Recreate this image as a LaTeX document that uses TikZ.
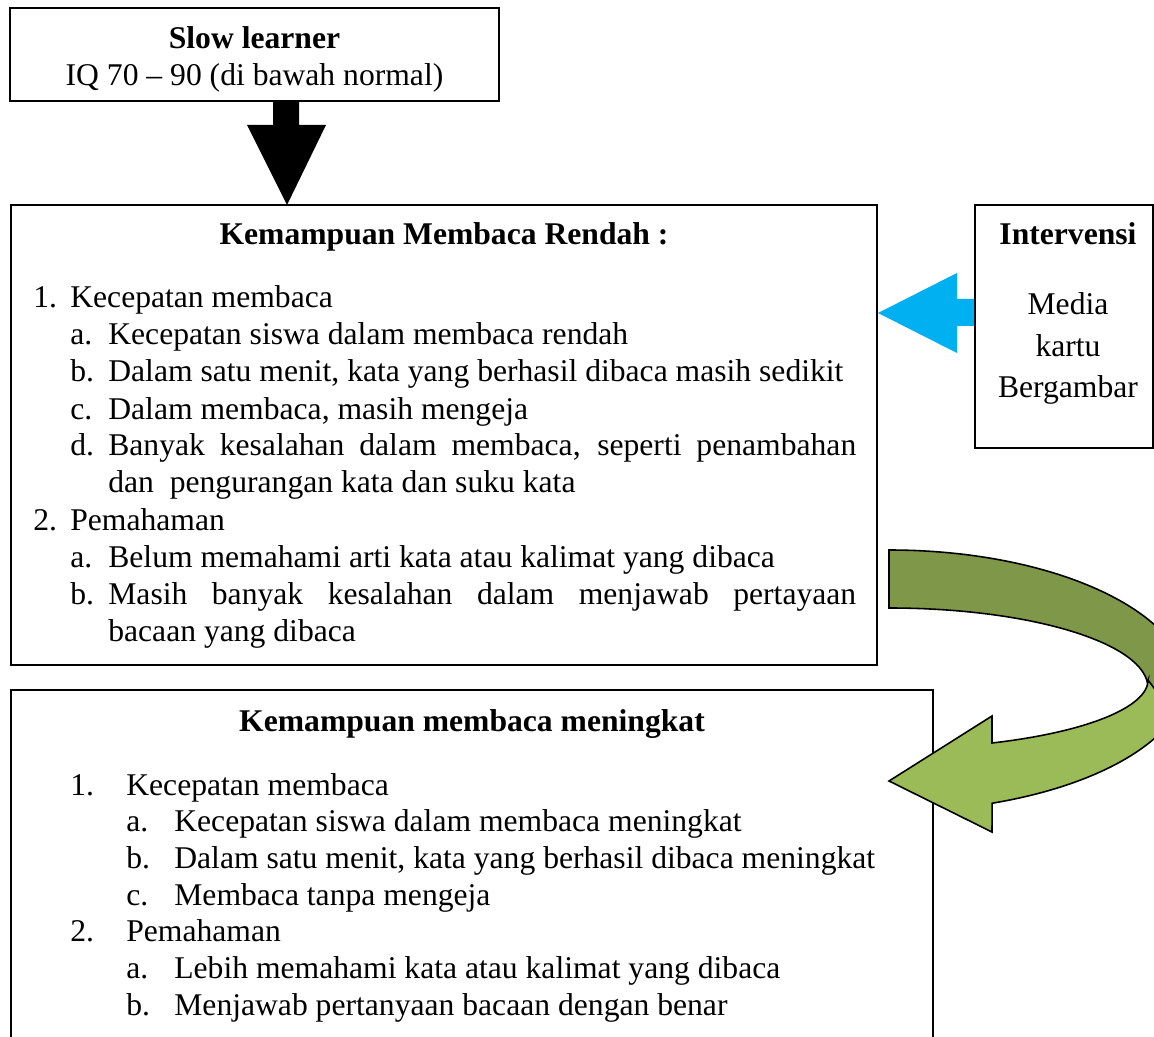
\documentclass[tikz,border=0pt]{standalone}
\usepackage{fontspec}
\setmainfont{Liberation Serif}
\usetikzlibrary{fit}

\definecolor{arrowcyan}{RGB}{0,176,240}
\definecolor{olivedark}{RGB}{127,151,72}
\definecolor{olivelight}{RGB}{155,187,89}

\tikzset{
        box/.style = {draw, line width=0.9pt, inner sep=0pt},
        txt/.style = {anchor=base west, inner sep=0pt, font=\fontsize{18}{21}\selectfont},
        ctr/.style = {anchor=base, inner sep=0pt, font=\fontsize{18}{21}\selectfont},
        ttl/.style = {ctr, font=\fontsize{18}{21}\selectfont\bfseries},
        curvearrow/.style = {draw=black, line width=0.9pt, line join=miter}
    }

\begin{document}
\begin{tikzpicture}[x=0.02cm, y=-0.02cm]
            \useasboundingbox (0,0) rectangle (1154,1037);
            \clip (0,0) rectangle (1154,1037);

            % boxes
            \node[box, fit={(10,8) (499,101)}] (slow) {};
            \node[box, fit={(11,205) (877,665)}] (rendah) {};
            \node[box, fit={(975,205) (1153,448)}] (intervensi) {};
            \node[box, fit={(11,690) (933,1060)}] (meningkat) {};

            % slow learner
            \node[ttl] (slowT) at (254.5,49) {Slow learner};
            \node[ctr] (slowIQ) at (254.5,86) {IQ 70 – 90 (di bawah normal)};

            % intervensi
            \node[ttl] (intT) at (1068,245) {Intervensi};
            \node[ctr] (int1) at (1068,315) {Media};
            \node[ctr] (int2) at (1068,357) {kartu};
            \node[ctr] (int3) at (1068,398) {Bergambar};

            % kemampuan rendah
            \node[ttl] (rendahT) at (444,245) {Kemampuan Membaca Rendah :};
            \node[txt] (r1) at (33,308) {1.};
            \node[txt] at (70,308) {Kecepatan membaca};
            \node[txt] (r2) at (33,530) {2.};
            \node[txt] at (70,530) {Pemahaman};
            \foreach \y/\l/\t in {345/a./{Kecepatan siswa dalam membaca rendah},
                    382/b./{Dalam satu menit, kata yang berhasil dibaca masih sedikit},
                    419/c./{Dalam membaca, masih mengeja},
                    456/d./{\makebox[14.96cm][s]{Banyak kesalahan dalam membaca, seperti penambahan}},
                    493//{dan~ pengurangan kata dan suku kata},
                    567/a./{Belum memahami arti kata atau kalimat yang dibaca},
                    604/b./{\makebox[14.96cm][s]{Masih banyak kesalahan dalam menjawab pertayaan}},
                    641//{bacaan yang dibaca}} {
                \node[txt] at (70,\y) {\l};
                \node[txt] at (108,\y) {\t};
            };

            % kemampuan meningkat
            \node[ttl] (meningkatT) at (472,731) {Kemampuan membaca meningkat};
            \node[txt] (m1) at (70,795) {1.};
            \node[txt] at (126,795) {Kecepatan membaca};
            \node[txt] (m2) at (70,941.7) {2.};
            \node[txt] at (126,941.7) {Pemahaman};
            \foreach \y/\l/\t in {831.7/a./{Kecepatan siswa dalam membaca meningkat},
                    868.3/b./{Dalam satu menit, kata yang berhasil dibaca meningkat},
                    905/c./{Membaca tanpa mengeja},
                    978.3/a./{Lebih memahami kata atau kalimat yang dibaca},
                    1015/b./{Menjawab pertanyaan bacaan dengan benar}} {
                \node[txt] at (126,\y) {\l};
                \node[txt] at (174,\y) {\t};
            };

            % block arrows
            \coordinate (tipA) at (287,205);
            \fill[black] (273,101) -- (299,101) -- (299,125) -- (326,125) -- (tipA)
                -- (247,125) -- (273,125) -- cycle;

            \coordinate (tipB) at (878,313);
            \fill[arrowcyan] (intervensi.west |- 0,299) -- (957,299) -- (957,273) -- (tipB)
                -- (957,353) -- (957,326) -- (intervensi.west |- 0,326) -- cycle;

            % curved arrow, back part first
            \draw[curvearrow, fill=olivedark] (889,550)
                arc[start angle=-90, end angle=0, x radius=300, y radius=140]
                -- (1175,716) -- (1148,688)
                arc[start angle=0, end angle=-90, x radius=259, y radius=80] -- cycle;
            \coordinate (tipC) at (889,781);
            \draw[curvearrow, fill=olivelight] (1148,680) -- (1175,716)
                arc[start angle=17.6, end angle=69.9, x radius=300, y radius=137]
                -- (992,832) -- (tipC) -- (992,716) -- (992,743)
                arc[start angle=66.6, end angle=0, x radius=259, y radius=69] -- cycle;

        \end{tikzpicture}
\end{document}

**********

* _GOAL_:
Only the lines from the top of the data through the line with "(int3) at (1068,398)" should be quoted, exactly and with both ends kept; skip the pictures.

* _EXERCISE RESPONSE_:
Recreate this image as a LaTeX document that uses TikZ.
\documentclass[tikz,border=0pt]{standalone}
\usepackage{fontspec}
\setmainfont{Liberation Serif}
\usetikzlibrary{fit}

\definecolor{arrowcyan}{RGB}{0,176,240}
\definecolor{olivedark}{RGB}{127,151,72}
\definecolor{olivelight}{RGB}{155,187,89}

\tikzset{
        box/.style = {draw, line width=0.9pt, inner sep=0pt},
        txt/.style = {anchor=base west, inner sep=0pt, font=\fontsize{18}{21}\selectfont},
        ctr/.style = {anchor=base, inner sep=0pt, font=\fontsize{18}{21}\selectfont},
        ttl/.style = {ctr, font=\fontsize{18}{21}\selectfont\bfseries},
        curvearrow/.style = {draw=black, line width=0.9pt, line join=miter}
    }

\begin{document}
\begin{tikzpicture}[x=0.02cm, y=-0.02cm]
            \useasboundingbox (0,0) rectangle (1154,1037);
            \clip (0,0) rectangle (1154,1037);

            % boxes
            \node[box, fit={(10,8) (499,101)}] (slow) {};
            \node[box, fit={(11,205) (877,665)}] (rendah) {};
            \node[box, fit={(975,205) (1153,448)}] (intervensi) {};
            \node[box, fit={(11,690) (933,1060)}] (meningkat) {};

            % slow learner
            \node[ttl] (slowT) at (254.5,49) {Slow learner};
            \node[ctr] (slowIQ) at (254.5,86) {IQ 70 – 90 (di bawah normal)};

            % intervensi
            \node[ttl] (intT) at (1068,245) {Intervensi};
            \node[ctr] (int1) at (1068,315) {Media};
            \node[ctr] (int2) at (1068,357) {kartu};
            \node[ctr] (int3) at (1068,398) {Bergambar};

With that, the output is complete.